**YOUR OBJECTIVE**. Omit every picture, and retype the lines that run from the beginning of the data below through the line containing "import numpy as np", inclusive.

[Raw records]
________

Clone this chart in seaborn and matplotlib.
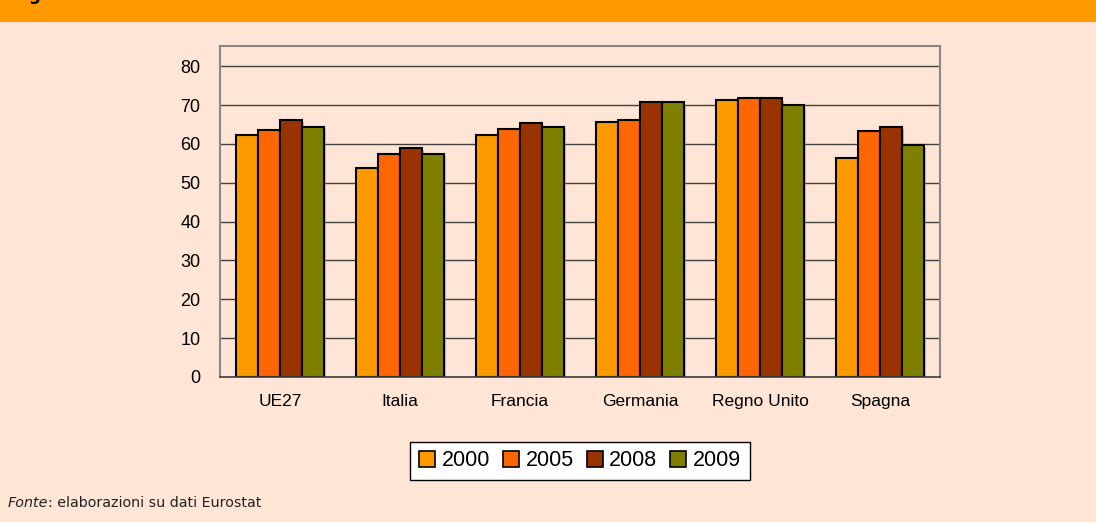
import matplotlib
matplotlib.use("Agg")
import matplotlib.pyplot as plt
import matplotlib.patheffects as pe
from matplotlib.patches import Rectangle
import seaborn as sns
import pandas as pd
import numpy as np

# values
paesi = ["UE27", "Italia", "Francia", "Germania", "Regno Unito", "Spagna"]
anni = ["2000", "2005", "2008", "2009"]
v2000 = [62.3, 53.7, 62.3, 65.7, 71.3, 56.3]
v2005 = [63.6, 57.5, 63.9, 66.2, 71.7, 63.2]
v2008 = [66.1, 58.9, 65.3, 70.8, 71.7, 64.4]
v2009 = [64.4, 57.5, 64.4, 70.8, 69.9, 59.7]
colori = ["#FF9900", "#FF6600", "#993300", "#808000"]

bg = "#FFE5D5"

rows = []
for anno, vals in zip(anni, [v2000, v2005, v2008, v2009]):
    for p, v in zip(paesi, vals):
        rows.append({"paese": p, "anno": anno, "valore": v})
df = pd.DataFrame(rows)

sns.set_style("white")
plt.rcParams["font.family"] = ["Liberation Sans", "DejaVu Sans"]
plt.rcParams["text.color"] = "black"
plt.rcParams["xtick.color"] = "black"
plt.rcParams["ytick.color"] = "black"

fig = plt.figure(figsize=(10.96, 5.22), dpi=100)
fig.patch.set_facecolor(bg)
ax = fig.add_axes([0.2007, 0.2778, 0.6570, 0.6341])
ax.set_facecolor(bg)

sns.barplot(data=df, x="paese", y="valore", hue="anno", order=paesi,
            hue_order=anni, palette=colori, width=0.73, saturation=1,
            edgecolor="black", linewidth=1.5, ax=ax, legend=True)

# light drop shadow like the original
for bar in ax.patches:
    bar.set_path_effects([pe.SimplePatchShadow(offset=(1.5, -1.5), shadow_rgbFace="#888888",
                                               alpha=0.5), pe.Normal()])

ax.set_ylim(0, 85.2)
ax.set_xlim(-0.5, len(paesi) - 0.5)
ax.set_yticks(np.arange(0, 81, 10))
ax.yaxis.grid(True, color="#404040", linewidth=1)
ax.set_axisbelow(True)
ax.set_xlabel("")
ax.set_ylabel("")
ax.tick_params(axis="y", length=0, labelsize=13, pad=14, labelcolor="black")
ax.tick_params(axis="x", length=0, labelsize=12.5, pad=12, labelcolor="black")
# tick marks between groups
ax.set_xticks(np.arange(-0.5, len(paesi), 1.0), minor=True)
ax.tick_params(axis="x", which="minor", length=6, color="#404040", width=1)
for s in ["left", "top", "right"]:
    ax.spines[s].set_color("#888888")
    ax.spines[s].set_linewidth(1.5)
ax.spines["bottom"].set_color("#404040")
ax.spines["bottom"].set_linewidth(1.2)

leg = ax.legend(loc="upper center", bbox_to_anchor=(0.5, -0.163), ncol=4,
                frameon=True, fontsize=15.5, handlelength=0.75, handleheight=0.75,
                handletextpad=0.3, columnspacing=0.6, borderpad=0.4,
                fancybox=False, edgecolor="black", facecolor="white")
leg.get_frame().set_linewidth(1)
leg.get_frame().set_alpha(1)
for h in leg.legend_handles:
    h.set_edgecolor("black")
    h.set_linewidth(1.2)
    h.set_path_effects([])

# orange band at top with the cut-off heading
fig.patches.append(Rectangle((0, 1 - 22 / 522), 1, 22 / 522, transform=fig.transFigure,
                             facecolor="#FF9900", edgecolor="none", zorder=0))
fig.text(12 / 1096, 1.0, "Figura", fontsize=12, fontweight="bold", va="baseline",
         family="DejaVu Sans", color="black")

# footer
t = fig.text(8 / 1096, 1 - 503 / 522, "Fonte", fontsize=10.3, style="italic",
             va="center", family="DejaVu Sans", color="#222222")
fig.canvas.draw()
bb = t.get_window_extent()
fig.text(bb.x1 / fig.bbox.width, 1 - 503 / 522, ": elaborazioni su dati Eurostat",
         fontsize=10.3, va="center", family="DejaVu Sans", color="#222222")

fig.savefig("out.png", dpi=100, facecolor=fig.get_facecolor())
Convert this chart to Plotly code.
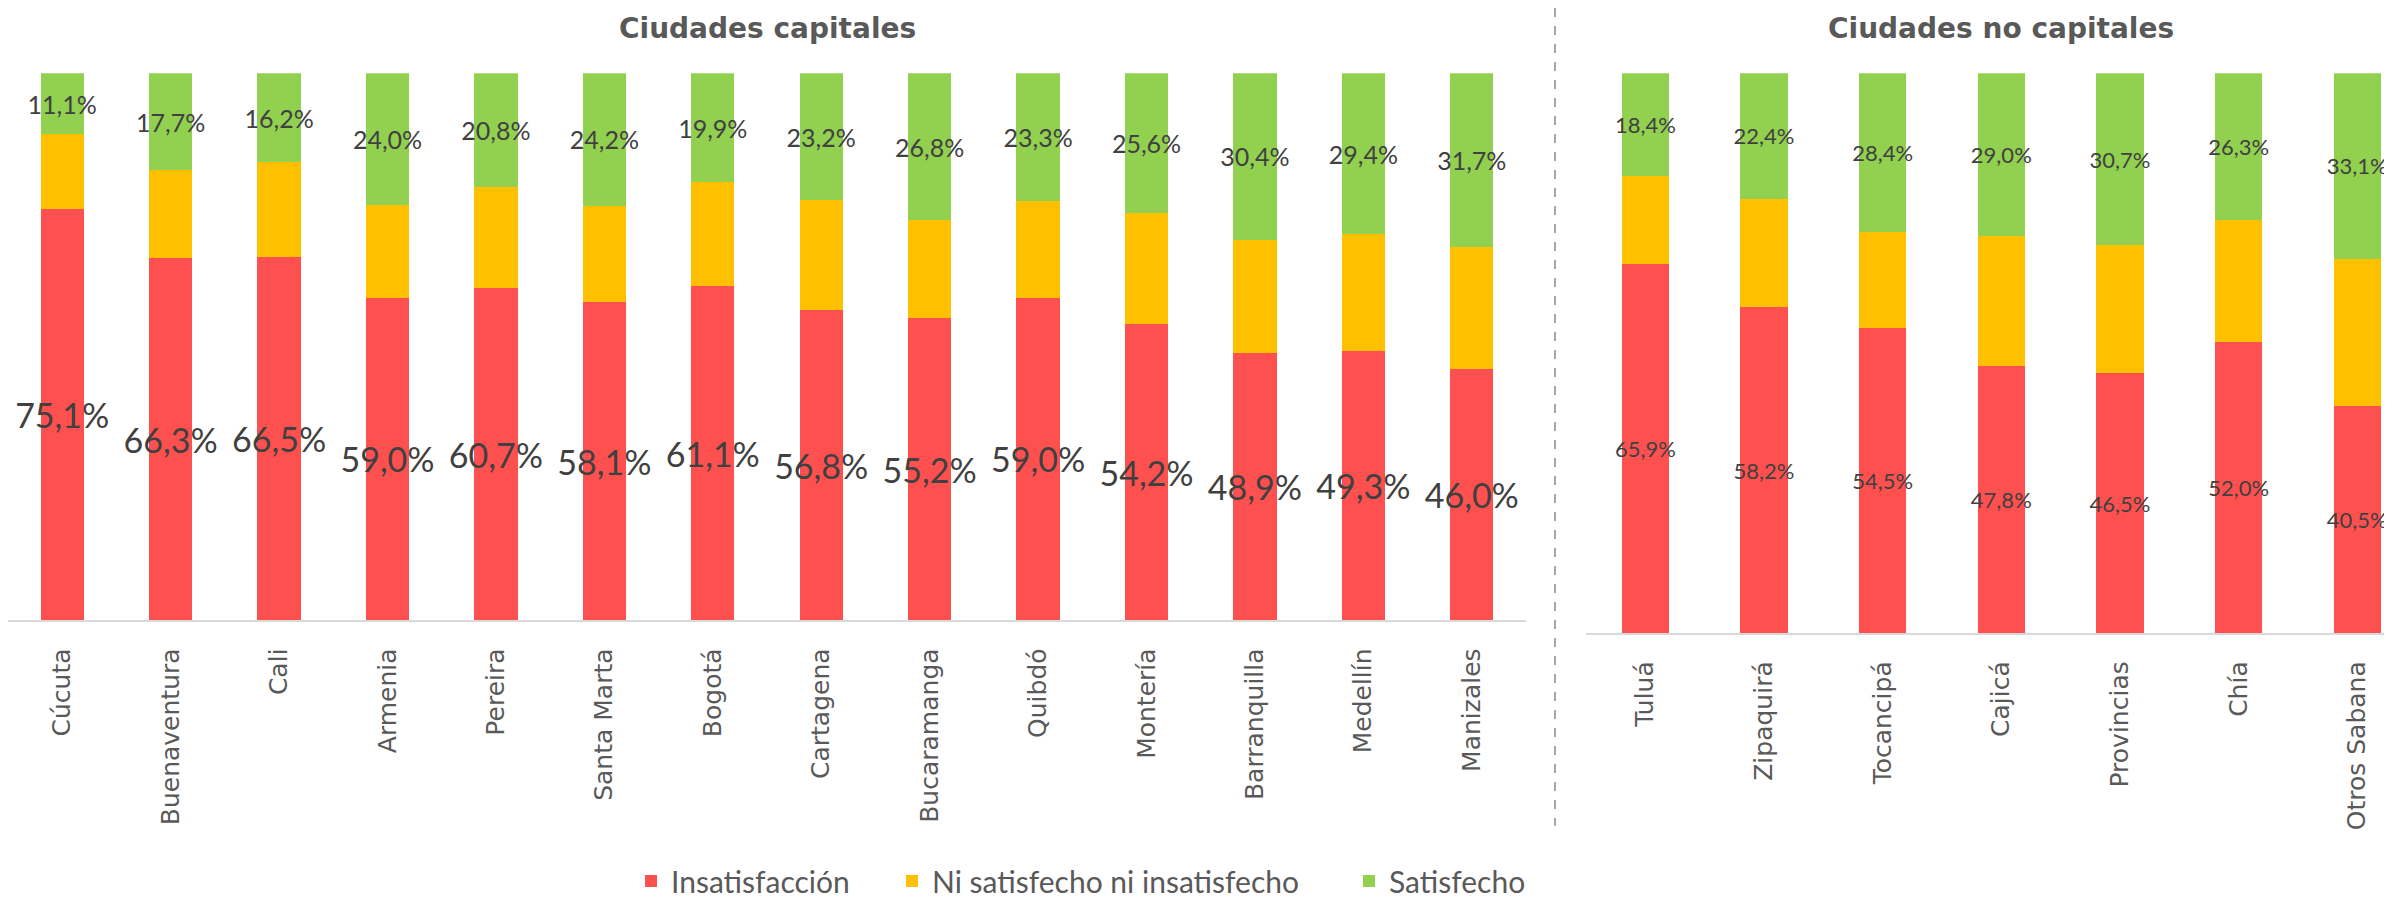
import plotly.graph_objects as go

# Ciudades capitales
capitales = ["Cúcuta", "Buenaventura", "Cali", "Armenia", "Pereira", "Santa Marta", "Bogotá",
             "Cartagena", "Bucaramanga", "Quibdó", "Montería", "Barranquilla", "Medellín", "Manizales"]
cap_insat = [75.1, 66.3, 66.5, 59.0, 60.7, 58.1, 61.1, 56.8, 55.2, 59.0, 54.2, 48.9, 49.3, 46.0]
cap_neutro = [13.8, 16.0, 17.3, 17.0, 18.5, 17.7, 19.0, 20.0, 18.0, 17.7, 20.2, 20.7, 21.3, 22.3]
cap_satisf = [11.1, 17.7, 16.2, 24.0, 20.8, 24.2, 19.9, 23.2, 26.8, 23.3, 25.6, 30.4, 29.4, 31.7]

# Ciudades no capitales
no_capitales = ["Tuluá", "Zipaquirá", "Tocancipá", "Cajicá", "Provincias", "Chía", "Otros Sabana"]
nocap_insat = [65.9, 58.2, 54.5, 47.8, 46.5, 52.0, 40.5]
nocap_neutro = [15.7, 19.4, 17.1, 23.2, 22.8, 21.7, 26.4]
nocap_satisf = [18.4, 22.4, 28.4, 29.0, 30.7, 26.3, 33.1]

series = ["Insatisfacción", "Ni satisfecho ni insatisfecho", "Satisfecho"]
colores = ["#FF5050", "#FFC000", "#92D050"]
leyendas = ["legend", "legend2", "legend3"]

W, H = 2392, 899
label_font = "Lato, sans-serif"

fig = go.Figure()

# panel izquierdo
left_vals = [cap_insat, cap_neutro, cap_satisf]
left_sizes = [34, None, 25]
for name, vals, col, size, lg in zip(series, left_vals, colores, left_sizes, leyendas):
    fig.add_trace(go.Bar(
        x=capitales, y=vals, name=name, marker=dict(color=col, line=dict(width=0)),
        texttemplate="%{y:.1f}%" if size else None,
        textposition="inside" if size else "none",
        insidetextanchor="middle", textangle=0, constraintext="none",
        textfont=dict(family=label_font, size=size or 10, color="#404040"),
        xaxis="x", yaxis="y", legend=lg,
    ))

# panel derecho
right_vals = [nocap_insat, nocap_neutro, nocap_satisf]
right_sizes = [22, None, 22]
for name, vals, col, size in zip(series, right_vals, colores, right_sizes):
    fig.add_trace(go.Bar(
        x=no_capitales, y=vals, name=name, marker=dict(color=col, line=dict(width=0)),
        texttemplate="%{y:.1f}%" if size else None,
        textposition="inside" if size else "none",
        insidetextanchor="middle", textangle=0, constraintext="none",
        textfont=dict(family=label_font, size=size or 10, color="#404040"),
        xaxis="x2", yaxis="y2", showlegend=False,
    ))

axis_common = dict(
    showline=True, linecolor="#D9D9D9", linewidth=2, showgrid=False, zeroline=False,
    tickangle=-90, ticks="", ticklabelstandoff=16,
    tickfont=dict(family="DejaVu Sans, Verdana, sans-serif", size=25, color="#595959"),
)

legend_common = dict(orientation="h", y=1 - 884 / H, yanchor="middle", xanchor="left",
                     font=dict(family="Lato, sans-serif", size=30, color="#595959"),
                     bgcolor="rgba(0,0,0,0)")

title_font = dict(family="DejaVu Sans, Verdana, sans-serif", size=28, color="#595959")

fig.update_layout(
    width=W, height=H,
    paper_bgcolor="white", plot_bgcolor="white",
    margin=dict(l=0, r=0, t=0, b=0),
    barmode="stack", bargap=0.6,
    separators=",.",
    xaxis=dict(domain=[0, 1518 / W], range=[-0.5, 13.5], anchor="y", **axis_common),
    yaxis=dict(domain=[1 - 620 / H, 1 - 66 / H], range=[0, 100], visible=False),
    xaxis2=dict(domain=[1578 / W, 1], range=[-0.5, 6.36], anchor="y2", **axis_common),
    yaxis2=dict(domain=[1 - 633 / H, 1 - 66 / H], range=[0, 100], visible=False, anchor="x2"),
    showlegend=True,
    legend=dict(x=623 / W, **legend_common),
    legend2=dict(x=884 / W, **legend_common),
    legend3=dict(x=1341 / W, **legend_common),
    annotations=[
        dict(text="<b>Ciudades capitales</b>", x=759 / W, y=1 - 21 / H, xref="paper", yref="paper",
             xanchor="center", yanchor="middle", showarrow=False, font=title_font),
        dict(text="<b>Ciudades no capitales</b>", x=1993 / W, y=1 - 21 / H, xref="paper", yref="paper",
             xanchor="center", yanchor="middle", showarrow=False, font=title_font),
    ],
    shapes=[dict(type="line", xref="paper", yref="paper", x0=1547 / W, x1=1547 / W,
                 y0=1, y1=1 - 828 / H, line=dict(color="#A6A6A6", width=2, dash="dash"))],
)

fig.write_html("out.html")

________

**ANSWER BELOW**.
Clone this chart in seaborn and matplotlib.
import matplotlib
matplotlib.use("Agg")
import matplotlib.pyplot as plt
import matplotlib.patheffects as pe
from matplotlib.patches import Rectangle
import seaborn as sns
import pandas as pd
import numpy as np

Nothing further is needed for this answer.